As film and media historians like David James, Chon Noreiga, Devorah Heitner, and Cynthia A. Young have chronicled ethnic cinemas and media proliferated within the United States throughout the '60s and '70s in the wake of anti-colonial global resistance, Third Cinema endeavors, the civil rights movement, and student upheaval. The recently established Ethno-Communications Program at UCLA provides fertile terrain for the development of many skilled black filmmakers like Charles Burnett, Billy Woodberry, Julie Dash, and Haile Gerima.
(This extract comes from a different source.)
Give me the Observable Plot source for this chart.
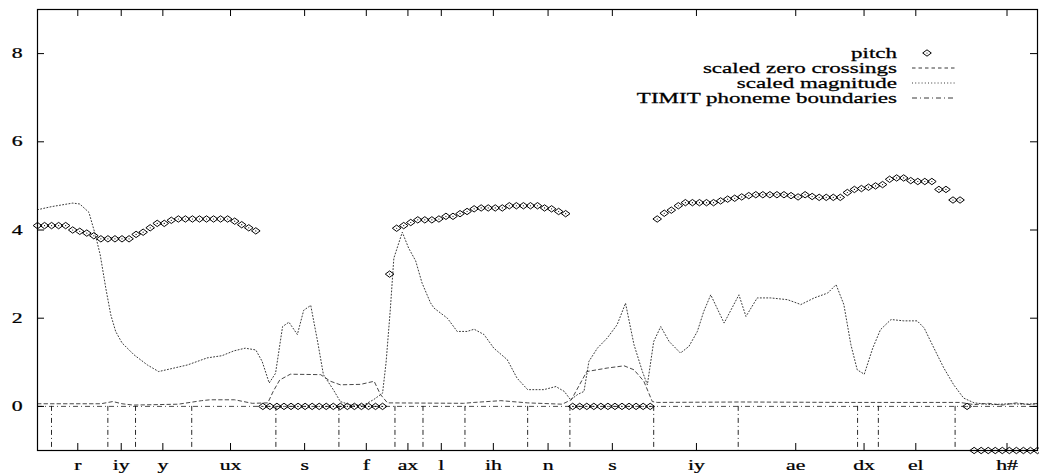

But even more broadly, the Black Arts Movement, the Chicano Arts Movement, the American Indian Movement, among many others, inject youth with a desire to produce new artistic forms that not only better reflected their communities, but also were more intertwined with and produced by those communities.
So when Ishmael Reed, Steve Cannon, and Joe Johnson formed a small publishing house named Reed, Cannon, and Johnson Communications Co. to publish and distribute the works by black and other underrepresented authors, they were only one among a sea of independent ventures made by those coming from communities of color to own the creative means of production that allowed for a more diverse art and literature to spread beyond the confines that traditional cultural gatekeepers allowed. As time progressed, Reed suggested creating a black meta soap opera radio play since Steven Cannon hosted a show on WBAI in New York City and Reed hosted a show on KQED in California, where it could be broadcast. According to Cannon on a Blu-ray extra, "We were dissatisfied with the kind of stuff that was coming out of Hollywood, that Blaxploitation, Super Fly and that kind of bullshit. We wanted to do something ... more authentic and more realistic in terms of middle-class black people."